No publicly known consistently profitable pure RL bots. Hybrids (ML as a feature generator for human strategies) work better.

gap reasons

overfitting, lookahead bias, regime change, execution costs not modeled

live performance

usually clearly negative after fees

paper performance

often 50-200% annualized in backtests

Bot suitability

High complexity, questionable added value. As a signal generator for human strategies (e.g. regime detection) it is more pragmatic than end-to-end.

Background

Variants

Supervised learning

Features -> label -> model: - Features: indicator values, order-book imbalance, funding rate, on-chain metrics, sentiment scores - Label: future return over horizon h - e.g. sign(close[t+24] / close[t] - 1) for a 24h forecast - Model: logistic regression, random forest, gradient boosting (XGBoost), LSTM

Signal: model output -> long / short / flat

Reinforcement learning

State -> action -> reward: - State: feature vector (as above) - Action: discrete {long, short, flat} or continuous (position size) - Reward: realized PnL per step - Model: PPO, DQN, A2C

The agent learns a policy: given a state, which action maximizes long-term cumulative reward.

The backtest-to-live gap

The most dangerous problem in ML trading: papers and backtests show 50-200% returns, live you lose money. Why:

Lookahead bias: features unintentionally incorporate future information (e.g. the close price at trade time instead of the open)
Data leakage: the train/test split violates time ordering
Overfitting: the model learns noise patterns of history, not structural regularities
Execution naivety: the backtest assumes a fill exactly at the close price. Reality: slippage, partial fills, fees
Non-stationarity: crypto market structure in 2020 is not that of 2026; training data is stale

What actually works

Hybrid approaches: - ML as a feature for human strategies (e.g. a regime classifier that says 'trending vs. ranging') - ML as a filter on existing signals (which setups are high-probability?) - ML for optimizing the parameters of a mechanical strategy

Pure end-to-end ML/RL bots have no broadly documented consistently profitable examples. Jane Street, Citadel, Two Sigma use ML - but as a building block within tightly controlled pipelines with risk management around them, not as an autonomous 'black-box trader'.
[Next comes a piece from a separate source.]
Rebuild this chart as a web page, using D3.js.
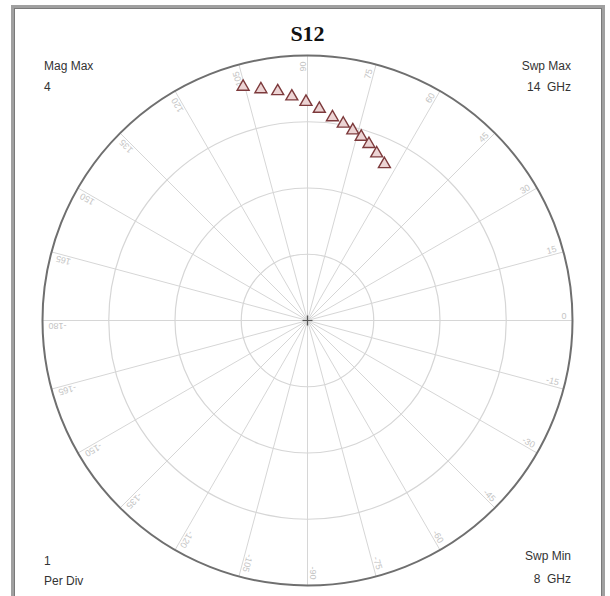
<!DOCTYPE html>
<html>
<head>
<meta charset="utf-8">
<script src="https://cdn.jsdelivr.net/npm/d3@7"></script>
<style>
  html, body { margin: 0; padding: 0; background: #fff; }
  svg { display: block; }
</style>
</head>
<body>
<svg id="chart" width="610" height="596"></svg>
<script>
// S12 sweep, 8–14 GHz in 0.5 GHz steps
const freqGHz = [8, 8.5, 9, 9.5, 10, 10.5, 11, 11.5, 12, 12.5, 13, 13.5, 14];
const magnitude = [3.66, 3.56, 3.49, 3.39, 3.30, 3.20, 3.09, 3.02, 2.95, 2.89, 2.82, 2.73, 2.63];
const phaseDeg = [105.4, 101.4, 97.4, 94.0, 90.4, 86.8, 83.0, 79.7, 76.6, 73.7, 70.8, 67.5, 63.8];

// Grid definition
const ringValues = [1, 2, 3, 4];
const spokeAngles = d3.range(0, 360, 15);
const spokeLabels = ["0", "15", "30", "45", "60", "75", "90", "105", "120", "135", "150", "165",
                     "-180", "-165", "-150", "-135", "-120", "-105", "-90", "-75", "-60", "-45", "-30", "-15"];

const svg = d3.select("#chart");
const cx = 307.5, cy = 320.5, R = 265;

const r = d3.scaleLinear().domain([0, 4]).range([0, R]);
const toRad = d => d * Math.PI / 180;
const px = (m, a) => cx + r(m) * Math.cos(toRad(a));
const py = (m, a) => cy - r(m) * Math.sin(toRad(a));

// Panel frame
svg.append("rect")
  .attr("x", 12.5).attr("y", 6.5).attr("width", 591).attr("height", 600)
  .attr("fill", "#fff").attr("stroke", "#a0a0a0").attr("stroke-width", 3);
svg.append("rect")
  .attr("x", 14.5).attr("y", 8.5).attr("width", 587).attr("height", 600)
  .attr("fill", "none").attr("stroke", "#7a7a7a").attr("stroke-width", 1);

// Spokes
svg.append("g").selectAll("line").data(spokeAngles).join("line")
  .attr("x1", cx).attr("y1", cy)
  .attr("x2", a => px(4, a)).attr("y2", a => py(4, a))
  .attr("stroke", "#d6d6d6").attr("stroke-width", 1);

// Magnitude rings
svg.append("g").selectAll("circle").data(ringValues).join("circle")
  .attr("cx", cx).attr("cy", cy).attr("r", d => r(d))
  .attr("fill", "none")
  .attr("stroke", d => d === 4 ? "#6f6f6f" : "#d6d6d6")
  .attr("stroke-width", d => d === 4 ? 2 : 1.2);

// Angle labels along each spoke, just inside the outer ring
svg.append("g").selectAll("text").data(spokeAngles).join("text")
  .attr("transform", (a, i) => {
    const x = px(4, a) - 6 * Math.cos(toRad(a));
    const y = py(4, a) + 6 * Math.sin(toRad(a));
    return `translate(${x},${y}) rotate(${-a})`;
  })
  .attr("dy", -2)
  .attr("text-anchor", "end")
  .attr("font-family", "Liberation Sans, Arial, sans-serif")
  .attr("font-size", 9)
  .attr("fill", "#c4c4c4")
  .text((a, i) => spokeLabels[i]);

// Center cross
svg.append("path")
  .attr("d", `M${cx - 5},${cy}H${cx + 5}M${cx},${cy - 5}V${cy + 5}`)
  .attr("stroke", "#555").attr("stroke-width", 1.2);

// Data markers
const tri = d3.symbol().type(d3.symbolTriangle).size(62);
svg.append("g").selectAll("path").data(freqGHz).join("path")
  .attr("d", tri)
  .attr("transform", (f, i) => `translate(${px(magnitude[i], phaseDeg[i])},${py(magnitude[i], phaseDeg[i])})`)
  .attr("fill", "#ecd4d4")
  .attr("stroke", "#7d3a3c")
  .attr("stroke-width", 1.4);

// Title
svg.append("text")
  .attr("x", cx).attr("y", 41)
  .attr("text-anchor", "middle")
  .attr("font-family", "Liberation Serif, Times New Roman, serif")
  .attr("font-weight", "bold")
  .attr("font-size", 22)
  .attr("fill", "#111")
  .text("S12");

// Corner annotations
const corner = [
  { t: "Mag Max", x: 44, y: 70, a: "start" },
  { t: "4", x: 44, y: 91, a: "start" },
  { t: "Swp Max", x: 571, y: 70, a: "end" },
  { t: "14  GHz", x: 571, y: 91, a: "end" },
  { t: "1", x: 44, y: 565, a: "start" },
  { t: "Per Div", x: 44, y: 585, a: "start" },
  { t: "Swp Min", x: 571, y: 560, a: "end" },
  { t: "8  GHz", x: 571, y: 583, a: "end" }
];
svg.append("g").selectAll("text").data(corner).join("text")
  .attr("x", d => d.x).attr("y", d => d.y)
  .attr("text-anchor", d => d.a)
  .attr("font-family", "Liberation Sans, Arial, sans-serif")
  .attr("font-size", 12)
  .attr("fill", "#333")
  .attr("xml:space", "preserve")
  .style("white-space", "pre")
  .text(d => d.t);
</script>
</body>
</html>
Warning from the literature

The ScienceDirect / arXiv papers on deep-RL trading almost all share a similar pattern:

Impressive in-sample results
Weak out-of-sample performance (but 'model improvement' proposed)
No live-trading follow-up studies
When live tests exist, they cover short periods in a single regime

Robo-trader research has a reproducibility-crisis problem.

Relevance for Botty

Botty's ml/ module is not implemented. A sensible path:

Stage 1 (pragmatic): a feature-based filter on existing strategies. Example: a random forest that labels historical EMA-crossover signals as win/loss with features (ADX, RSI, vol regime, funding) -> only trade when probability > 0.55.
Stage 2 (ambitious): a regime classifier that distinguishes between trend/range/transition and switches active strategies accordingly.
Stage 3 (research): deep RL on a multi-asset portfolio. Only with significant dev effort and realistic expectation management.